▶ **What to work on**: Omit every picture, and retype the lines that run from the beginning of the data below through the line containing "var wcTicks = [0, 20, 40, 60, 80, 100];", inclusive.

▶ **Supplied information**:
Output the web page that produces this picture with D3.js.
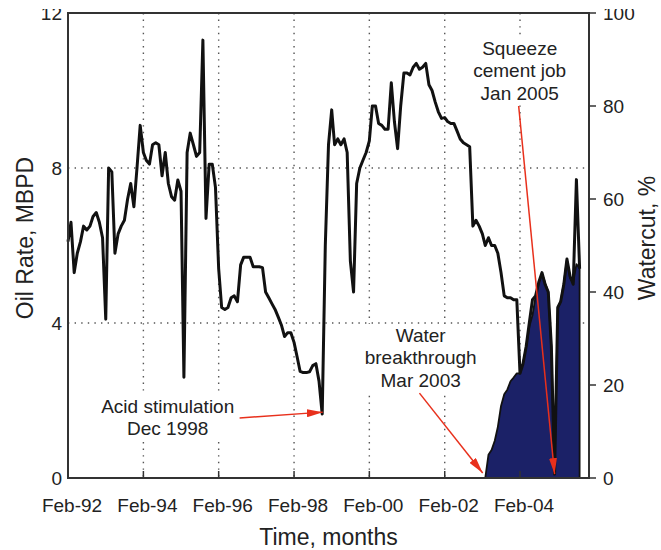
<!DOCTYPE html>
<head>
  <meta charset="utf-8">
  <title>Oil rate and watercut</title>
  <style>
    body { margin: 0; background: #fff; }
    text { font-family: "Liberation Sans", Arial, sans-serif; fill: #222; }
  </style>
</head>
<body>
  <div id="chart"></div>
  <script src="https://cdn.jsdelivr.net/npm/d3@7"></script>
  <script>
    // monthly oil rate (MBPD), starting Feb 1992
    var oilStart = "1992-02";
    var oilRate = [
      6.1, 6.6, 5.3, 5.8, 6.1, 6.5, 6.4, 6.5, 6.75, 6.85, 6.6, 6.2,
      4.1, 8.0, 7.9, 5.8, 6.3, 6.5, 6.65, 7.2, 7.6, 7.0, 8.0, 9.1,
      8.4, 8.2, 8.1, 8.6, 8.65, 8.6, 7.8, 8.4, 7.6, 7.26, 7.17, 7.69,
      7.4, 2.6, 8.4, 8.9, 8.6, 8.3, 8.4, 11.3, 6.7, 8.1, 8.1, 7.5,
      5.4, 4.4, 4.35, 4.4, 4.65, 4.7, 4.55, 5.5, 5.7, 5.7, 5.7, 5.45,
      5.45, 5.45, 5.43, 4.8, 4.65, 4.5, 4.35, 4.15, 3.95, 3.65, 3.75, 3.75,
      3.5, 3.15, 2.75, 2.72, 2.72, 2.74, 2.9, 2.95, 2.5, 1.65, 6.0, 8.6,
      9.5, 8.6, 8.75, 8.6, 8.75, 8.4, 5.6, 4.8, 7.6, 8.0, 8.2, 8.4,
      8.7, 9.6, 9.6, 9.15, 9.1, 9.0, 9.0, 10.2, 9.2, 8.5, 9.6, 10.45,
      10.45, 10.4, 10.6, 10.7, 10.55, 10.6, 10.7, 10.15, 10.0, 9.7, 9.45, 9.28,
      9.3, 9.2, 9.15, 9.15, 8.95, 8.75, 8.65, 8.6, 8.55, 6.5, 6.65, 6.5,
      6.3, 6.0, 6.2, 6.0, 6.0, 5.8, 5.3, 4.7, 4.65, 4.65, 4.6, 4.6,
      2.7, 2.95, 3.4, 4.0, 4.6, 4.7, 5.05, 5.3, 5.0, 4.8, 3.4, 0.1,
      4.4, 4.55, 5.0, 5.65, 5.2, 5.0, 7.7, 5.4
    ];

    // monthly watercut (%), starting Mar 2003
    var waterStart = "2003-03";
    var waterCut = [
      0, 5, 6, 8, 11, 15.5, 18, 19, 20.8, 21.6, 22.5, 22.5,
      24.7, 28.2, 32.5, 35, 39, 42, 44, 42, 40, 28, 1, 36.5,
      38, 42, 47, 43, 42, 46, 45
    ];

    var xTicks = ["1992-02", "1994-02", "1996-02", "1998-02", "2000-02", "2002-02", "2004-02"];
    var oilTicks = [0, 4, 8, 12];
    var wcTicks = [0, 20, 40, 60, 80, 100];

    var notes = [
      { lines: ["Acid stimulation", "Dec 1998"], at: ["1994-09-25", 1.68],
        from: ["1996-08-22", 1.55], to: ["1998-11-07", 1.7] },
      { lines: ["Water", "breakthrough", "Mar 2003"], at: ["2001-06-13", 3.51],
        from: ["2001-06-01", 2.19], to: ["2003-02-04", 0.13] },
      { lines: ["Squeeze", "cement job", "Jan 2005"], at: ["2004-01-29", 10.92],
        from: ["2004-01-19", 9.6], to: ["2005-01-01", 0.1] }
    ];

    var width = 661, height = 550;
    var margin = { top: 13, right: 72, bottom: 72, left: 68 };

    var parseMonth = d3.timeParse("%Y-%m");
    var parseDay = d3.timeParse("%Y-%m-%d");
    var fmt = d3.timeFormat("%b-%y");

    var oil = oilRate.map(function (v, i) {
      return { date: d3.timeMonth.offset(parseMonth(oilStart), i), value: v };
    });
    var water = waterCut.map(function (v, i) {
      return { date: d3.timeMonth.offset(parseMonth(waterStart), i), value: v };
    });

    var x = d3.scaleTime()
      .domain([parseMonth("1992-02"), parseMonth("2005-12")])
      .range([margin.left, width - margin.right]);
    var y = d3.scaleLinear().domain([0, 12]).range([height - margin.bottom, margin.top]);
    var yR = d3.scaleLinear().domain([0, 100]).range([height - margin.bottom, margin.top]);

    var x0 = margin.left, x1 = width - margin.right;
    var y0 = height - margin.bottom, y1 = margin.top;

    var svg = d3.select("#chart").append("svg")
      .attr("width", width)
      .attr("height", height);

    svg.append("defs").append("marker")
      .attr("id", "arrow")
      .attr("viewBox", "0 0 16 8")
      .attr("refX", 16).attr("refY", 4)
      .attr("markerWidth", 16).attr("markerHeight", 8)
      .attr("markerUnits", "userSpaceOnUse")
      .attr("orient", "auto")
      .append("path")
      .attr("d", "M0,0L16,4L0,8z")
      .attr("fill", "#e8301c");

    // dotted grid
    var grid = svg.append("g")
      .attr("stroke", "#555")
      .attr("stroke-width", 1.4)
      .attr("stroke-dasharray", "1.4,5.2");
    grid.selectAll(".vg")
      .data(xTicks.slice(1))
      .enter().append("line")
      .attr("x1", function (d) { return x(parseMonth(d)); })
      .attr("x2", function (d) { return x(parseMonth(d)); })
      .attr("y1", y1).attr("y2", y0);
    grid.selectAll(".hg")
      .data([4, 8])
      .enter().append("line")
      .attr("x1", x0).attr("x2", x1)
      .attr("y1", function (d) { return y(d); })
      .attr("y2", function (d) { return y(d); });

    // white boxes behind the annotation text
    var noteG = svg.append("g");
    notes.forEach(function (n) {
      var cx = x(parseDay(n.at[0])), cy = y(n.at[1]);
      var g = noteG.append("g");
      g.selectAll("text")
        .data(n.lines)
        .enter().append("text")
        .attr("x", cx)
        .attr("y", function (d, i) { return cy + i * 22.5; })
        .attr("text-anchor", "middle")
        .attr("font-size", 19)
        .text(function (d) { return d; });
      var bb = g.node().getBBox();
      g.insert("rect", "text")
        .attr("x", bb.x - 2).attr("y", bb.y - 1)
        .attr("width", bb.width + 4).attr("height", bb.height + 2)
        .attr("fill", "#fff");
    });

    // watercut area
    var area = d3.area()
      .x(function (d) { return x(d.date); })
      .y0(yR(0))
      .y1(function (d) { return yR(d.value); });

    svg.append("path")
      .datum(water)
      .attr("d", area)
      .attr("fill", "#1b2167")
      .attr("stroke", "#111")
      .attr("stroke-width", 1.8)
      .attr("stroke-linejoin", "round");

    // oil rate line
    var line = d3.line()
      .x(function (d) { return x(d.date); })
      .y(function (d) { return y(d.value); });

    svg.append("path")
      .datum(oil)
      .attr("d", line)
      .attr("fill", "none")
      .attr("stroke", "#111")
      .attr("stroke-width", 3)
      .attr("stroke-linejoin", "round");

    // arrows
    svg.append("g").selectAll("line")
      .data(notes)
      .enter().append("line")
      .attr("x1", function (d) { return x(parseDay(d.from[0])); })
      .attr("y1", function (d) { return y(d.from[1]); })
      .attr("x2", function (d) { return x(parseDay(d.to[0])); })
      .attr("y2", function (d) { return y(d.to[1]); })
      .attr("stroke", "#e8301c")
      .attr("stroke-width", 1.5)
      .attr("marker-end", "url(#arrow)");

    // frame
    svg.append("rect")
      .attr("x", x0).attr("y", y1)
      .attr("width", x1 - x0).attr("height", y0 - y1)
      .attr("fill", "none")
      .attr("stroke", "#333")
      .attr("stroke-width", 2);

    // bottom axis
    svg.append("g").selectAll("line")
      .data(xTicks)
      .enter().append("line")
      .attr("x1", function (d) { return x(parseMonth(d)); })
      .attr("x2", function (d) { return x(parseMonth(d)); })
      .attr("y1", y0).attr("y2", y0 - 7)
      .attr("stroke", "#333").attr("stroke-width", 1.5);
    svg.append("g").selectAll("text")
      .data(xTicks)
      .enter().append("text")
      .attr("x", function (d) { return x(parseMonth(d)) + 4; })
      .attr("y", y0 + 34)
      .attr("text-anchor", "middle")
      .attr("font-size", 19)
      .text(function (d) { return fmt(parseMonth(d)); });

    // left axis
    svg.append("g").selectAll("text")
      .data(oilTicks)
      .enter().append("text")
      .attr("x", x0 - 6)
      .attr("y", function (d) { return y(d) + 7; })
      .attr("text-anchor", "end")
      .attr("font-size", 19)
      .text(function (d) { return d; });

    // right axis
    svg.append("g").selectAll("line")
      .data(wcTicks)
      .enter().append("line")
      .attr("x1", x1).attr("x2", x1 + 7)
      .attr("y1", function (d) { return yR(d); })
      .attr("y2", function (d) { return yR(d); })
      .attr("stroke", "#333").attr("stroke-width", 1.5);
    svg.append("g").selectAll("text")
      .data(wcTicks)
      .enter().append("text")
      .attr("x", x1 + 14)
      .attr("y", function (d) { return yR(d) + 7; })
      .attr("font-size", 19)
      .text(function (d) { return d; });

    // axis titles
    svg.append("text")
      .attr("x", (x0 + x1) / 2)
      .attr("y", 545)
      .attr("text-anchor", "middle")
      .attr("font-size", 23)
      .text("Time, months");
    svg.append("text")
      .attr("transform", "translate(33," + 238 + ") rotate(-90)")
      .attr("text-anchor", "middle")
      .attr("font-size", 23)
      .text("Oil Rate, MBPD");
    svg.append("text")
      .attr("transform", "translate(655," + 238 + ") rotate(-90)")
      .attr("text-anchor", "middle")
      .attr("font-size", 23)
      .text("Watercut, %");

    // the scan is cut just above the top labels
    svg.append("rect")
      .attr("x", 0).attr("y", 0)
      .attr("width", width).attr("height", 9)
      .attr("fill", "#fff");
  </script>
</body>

▶ **Reply to the exercise**:
Output the web page that produces this picture with D3.js.
<!DOCTYPE html>
<head>
  <meta charset="utf-8">
  <title>Oil rate and watercut</title>
  <style>
    body { margin: 0; background: #fff; }
    text { font-family: "Liberation Sans", Arial, sans-serif; fill: #222; }
  </style>
</head>
<body>
  <div id="chart"></div>
  <script src="https://cdn.jsdelivr.net/npm/d3@7"></script>
  <script>
    // monthly oil rate (MBPD), starting Feb 1992
    var oilStart = "1992-02";
    var oilRate = [
      6.1, 6.6, 5.3, 5.8, 6.1, 6.5, 6.4, 6.5, 6.75, 6.85, 6.6, 6.2,
      4.1, 8.0, 7.9, 5.8, 6.3, 6.5, 6.65, 7.2, 7.6, 7.0, 8.0, 9.1,
      8.4, 8.2, 8.1, 8.6, 8.65, 8.6, 7.8, 8.4, 7.6, 7.26, 7.17, 7.69,
      7.4, 2.6, 8.4, 8.9, 8.6, 8.3, 8.4, 11.3, 6.7, 8.1, 8.1, 7.5,
      5.4, 4.4, 4.35, 4.4, 4.65, 4.7, 4.55, 5.5, 5.7, 5.7, 5.7, 5.45,
      5.45, 5.45, 5.43, 4.8, 4.65, 4.5, 4.35, 4.15, 3.95, 3.65, 3.75, 3.75,
      3.5, 3.15, 2.75, 2.72, 2.72, 2.74, 2.9, 2.95, 2.5, 1.65, 6.0, 8.6,
      9.5, 8.6, 8.75, 8.6, 8.75, 8.4, 5.6, 4.8, 7.6, 8.0, 8.2, 8.4,
      8.7, 9.6, 9.6, 9.15, 9.1, 9.0, 9.0, 10.2, 9.2, 8.5, 9.6, 10.45,
      10.45, 10.4, 10.6, 10.7, 10.55, 10.6, 10.7, 10.15, 10.0, 9.7, 9.45, 9.28,
      9.3, 9.2, 9.15, 9.15, 8.95, 8.75, 8.65, 8.6, 8.55, 6.5, 6.65, 6.5,
      6.3, 6.0, 6.2, 6.0, 6.0, 5.8, 5.3, 4.7, 4.65, 4.65, 4.6, 4.6,
      2.7, 2.95, 3.4, 4.0, 4.6, 4.7, 5.05, 5.3, 5.0, 4.8, 3.4, 0.1,
      4.4, 4.55, 5.0, 5.65, 5.2, 5.0, 7.7, 5.4
    ];

    // monthly watercut (%), starting Mar 2003
    var waterStart = "2003-03";
    var waterCut = [
      0, 5, 6, 8, 11, 15.5, 18, 19, 20.8, 21.6, 22.5, 22.5,
      24.7, 28.2, 32.5, 35, 39, 42, 44, 42, 40, 28, 1, 36.5,
      38, 42, 47, 43, 42, 46, 45
    ];

    var xTicks = ["1992-02", "1994-02", "1996-02", "1998-02", "2000-02", "2002-02", "2004-02"];
    var oilTicks = [0, 4, 8, 12];
    var wcTicks = [0, 20, 40, 60, 80, 100];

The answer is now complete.